You mentioned that you do a lot of test flying. What does that entail?

I do a lot of this for the job. The only way we can fly these refurbished airplanes is if they pass maintenance check flights.

It takes about 2-3 years to restore a plane. After they are refurbished, we take off our mechanical hats and put on our pilot hats for the “First Flight.” What happens next hinges on this flight, where anything and everything could go wrong. The First Flight proves that the plane can actually fly, and entails flying over the airport for about 10 minutes to ensure that it handles and runs like it should. Then we fly the plane again and again, we go through a bunch of checklists to make sure everything is crossed off and checks out ok. 
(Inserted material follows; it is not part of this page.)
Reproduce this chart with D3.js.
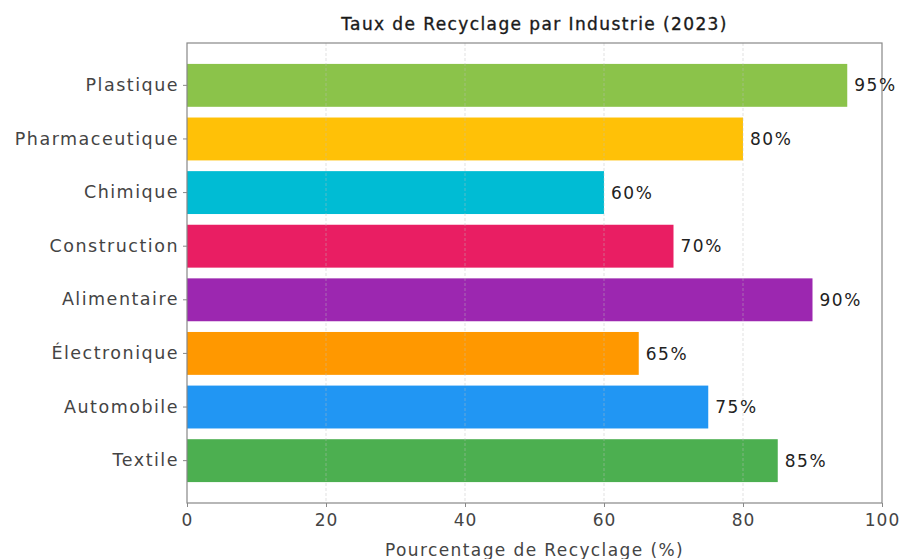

How many planes have you worked on?

We’ve restored well over 40 airplanes, always working from the ground up. We hope to have the opportunity to work on many more! 

 

What’s your biggest piece of advice to a pilot or fellow adventurer?

Follow your dreams! Don’t be afraid to work hard for what you want even if it means starting at the bottom. Always remember big opportunities can come from the smallest jobs; just keep at it and keep your eyes on the prize. If you’re interested in being a Warbird pilot, I suggest volunteering at a museum or collection somewhere—there is always something to learn from the people around you.

 

Essentials needed for the cockpit?

    1. Nomex Flight suit and gloves. 
    2. Crash helmet with visor on it.
    3. A watch to help manage time and keep track of fuel based on time in air. It allows you to accurately document what time you took off and what time you landed. Along with other things. A good watch is a must have.

    What was your greatest aviation-related accomplishment? 

    Being able to race in a P-51A Mustang in the 2017 Reno Air Races; there are only two of this kind of aircraft that fly today. Competing in this race has always been my lifelong dream. Growing up, my dad raced every year and he’d sneak me in with him. To this day, my whole family goes to the big race in September and it’s like having big family reunion once a year.